Unlike anywhere else within the international community, the post-Soviet space (pSs) is unique since the states within it are bound together not only because of common history and culture, but also due to political geography and largely uniform self-perceptions. The Commonwealth of Independent States (CIS) – the cultural, political, economic and security successor of the USSR – has important and even a strategic advantage over comparable organizations such as: Le Francophonie, the Commonwealth of Nations, and the Iberian Union.
These associations of states are not geographically proximate leading to different international relations and geopolitical orientations. Indeed, the aforementioned owe their existence to naval power in the colonial period and the ability of ‘home’ countries to project political and military power to distant lands. This resulted in a lack of geographic integrity. Therefore, post-colonial organizations are characterized by the remoteness of their constituent parts and a disparity in world-views. For instance, the Commonwealth of Nations includes India, South Africa and Australia. These three states can hardly be said to share a similar, let alone homogeneous, international relations outlook. Such geopolitical diffusion waters down such associations and renders them useful only in advancing certain cultural and political activities.

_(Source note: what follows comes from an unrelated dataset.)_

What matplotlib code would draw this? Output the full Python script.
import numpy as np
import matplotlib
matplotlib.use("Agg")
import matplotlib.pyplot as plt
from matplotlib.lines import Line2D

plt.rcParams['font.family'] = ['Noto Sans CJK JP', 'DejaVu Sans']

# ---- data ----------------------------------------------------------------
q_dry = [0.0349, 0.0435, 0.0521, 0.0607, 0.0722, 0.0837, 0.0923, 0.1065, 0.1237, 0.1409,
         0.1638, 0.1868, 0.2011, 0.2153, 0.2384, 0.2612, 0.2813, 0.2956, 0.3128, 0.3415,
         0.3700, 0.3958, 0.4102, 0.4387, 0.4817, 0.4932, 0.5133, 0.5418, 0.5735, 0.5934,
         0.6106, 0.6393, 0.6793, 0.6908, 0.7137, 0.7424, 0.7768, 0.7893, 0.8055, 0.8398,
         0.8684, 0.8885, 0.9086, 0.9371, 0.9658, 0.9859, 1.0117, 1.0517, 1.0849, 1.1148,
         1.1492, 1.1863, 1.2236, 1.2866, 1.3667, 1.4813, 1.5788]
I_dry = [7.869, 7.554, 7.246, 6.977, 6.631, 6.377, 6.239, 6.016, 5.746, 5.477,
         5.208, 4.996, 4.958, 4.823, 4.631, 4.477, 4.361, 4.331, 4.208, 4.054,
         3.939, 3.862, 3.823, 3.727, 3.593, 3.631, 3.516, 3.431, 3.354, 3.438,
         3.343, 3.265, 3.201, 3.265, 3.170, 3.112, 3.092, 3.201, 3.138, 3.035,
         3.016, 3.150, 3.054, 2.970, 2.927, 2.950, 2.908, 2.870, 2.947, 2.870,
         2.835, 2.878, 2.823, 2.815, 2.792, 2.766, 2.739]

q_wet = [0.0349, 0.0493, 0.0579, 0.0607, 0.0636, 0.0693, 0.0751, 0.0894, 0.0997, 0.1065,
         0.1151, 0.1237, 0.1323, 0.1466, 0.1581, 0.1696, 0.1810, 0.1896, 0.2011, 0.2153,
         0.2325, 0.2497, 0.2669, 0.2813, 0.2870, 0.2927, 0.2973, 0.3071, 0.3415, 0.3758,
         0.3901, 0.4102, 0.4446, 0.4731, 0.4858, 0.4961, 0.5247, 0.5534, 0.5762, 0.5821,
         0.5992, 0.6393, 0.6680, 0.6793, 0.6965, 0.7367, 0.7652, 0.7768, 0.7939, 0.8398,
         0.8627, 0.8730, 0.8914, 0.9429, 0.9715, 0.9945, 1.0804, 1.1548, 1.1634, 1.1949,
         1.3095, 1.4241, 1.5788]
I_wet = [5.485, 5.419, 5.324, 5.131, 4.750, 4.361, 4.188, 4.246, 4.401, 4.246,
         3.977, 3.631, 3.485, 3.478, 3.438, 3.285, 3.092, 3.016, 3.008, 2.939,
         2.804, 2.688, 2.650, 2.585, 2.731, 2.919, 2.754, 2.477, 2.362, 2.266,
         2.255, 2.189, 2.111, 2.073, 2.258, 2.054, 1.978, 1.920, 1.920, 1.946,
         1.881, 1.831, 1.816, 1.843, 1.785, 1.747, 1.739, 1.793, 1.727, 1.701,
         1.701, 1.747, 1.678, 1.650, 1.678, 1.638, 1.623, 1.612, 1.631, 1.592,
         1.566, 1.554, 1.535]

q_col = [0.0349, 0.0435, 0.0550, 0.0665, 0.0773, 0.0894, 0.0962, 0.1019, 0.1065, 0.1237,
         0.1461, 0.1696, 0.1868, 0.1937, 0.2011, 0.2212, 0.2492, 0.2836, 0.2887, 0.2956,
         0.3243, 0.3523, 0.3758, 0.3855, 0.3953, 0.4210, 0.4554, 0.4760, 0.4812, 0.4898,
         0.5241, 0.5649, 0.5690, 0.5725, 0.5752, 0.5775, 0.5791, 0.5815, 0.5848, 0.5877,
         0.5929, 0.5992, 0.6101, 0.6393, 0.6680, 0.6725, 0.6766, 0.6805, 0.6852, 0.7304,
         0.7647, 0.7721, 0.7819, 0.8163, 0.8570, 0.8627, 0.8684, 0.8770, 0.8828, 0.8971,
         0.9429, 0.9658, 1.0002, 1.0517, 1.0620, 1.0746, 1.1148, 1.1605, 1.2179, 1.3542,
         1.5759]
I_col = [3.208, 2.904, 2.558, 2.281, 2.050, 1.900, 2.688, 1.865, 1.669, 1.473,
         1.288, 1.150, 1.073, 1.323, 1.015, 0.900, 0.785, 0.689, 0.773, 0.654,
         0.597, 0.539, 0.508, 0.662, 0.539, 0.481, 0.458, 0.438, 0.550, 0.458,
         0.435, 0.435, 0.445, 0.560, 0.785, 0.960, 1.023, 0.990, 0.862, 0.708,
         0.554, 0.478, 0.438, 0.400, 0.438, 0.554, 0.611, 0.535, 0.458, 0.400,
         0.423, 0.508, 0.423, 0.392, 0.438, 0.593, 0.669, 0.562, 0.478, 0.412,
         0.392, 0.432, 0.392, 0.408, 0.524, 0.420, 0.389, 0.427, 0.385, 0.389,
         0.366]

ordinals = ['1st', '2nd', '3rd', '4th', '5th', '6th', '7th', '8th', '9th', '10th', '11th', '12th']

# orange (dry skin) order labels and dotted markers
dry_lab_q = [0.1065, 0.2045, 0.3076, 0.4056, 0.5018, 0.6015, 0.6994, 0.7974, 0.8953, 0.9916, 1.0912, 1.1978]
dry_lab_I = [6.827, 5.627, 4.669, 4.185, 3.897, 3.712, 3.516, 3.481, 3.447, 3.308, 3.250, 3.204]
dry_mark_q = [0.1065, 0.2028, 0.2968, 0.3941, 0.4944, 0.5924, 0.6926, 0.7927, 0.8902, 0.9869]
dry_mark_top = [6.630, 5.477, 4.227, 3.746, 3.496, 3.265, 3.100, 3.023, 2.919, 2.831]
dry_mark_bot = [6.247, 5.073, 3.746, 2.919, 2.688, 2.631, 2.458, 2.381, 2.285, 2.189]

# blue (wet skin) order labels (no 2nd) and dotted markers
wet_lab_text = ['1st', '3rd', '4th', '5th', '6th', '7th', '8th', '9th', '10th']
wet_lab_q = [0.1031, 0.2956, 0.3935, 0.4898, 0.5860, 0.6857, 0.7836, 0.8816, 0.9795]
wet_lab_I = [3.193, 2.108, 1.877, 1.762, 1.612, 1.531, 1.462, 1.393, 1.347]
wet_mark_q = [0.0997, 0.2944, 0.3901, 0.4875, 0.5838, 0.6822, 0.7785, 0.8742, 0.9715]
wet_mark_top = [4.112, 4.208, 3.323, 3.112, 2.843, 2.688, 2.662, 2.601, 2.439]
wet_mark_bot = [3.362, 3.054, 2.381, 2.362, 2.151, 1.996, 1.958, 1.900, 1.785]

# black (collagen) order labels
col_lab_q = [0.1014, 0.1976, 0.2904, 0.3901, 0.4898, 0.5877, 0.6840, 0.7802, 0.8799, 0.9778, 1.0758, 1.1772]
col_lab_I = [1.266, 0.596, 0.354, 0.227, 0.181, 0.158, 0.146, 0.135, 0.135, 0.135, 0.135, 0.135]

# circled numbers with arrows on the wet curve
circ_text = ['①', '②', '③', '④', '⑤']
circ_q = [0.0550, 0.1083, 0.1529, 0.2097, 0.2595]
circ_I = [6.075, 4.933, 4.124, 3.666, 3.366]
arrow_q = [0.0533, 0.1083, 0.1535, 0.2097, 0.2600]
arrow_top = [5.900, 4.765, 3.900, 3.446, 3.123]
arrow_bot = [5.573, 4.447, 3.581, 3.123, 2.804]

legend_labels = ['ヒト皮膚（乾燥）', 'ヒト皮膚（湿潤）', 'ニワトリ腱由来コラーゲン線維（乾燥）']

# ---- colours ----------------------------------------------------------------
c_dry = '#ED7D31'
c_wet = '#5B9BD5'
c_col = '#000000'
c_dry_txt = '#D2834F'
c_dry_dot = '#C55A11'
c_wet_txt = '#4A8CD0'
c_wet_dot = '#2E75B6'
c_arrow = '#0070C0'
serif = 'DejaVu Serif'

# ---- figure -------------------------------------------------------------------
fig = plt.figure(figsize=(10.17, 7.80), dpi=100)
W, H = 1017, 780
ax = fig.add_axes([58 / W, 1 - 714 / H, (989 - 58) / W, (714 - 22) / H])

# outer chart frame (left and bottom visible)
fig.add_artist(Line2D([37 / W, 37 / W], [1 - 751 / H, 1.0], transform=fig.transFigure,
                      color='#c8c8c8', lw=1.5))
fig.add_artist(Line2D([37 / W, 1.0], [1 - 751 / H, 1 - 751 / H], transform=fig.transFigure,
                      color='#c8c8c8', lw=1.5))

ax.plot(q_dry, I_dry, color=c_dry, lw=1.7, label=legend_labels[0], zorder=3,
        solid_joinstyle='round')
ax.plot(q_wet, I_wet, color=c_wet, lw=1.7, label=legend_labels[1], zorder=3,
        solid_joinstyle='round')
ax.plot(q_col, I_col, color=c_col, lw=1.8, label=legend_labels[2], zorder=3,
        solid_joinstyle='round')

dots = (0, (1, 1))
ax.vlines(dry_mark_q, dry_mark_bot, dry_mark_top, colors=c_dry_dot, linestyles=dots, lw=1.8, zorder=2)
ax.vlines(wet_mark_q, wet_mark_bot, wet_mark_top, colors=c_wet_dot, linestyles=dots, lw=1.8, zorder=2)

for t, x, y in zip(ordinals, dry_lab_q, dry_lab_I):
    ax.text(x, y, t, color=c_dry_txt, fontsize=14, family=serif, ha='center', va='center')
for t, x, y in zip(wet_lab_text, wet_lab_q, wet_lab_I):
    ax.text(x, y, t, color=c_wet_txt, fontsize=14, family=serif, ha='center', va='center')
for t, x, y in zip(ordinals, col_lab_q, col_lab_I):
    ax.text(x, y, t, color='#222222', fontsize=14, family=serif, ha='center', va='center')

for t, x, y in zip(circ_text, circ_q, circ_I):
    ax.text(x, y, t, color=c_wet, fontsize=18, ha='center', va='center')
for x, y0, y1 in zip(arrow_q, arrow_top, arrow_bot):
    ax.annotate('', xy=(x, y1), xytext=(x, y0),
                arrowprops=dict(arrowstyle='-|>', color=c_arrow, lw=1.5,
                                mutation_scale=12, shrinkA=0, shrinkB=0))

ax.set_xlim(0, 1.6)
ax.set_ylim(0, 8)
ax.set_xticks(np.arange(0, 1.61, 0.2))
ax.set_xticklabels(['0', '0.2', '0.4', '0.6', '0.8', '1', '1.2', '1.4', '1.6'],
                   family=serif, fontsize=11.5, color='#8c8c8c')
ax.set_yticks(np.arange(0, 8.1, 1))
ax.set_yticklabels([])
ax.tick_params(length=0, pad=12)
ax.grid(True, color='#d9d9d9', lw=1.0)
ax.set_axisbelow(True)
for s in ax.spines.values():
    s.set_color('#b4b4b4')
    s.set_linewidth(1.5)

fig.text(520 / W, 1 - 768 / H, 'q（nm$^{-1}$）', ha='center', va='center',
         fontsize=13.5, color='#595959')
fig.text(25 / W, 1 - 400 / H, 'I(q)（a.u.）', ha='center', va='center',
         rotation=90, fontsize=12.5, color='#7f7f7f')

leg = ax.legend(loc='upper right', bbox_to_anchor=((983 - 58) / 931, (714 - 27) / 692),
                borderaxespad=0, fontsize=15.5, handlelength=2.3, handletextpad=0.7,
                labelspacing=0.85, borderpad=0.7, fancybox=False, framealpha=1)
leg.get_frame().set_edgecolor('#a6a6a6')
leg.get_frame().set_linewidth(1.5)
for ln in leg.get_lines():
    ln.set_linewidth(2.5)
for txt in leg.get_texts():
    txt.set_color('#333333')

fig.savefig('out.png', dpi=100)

In contrast, the states in the pSs are geographically continuous, a fact that may expedite the construction and utilisation of a common economic space, customs union, and a free trade area that may facilitate the free movement of capital, labour, goods and services.
While heterogeneous political evolutions occurred among the states in the pSs they do share a common foundation; the dissolution of the Soviet Union. Paradoxically however, the pSs currently appears on the international scene as a unique socio-political structure. Despite its omission from political and geopolitical maps, the post-Soviet political skeleton binds independent states that were once a part of the Soviet system with energy resources and transport corridors, established markets, commercial and economic relationships. Also, the states of the pSs share specific state administrative systems, collective remains the Russian Empire and the Soviet Union.
Today the CIS forms the bedrock of an established pSs framework that may be utilised as a starting point for an array of additional integration projects in areas as varied as security, economics, diplomacy, enviro- and energy politics. Cooperation within the CIS structure has for example ripened into the Collective Security Treaty Organisation (CSTO) and the Eurasian Economic Community (EAEC) – perhaps the two most promising long-term projects in the pSs to date.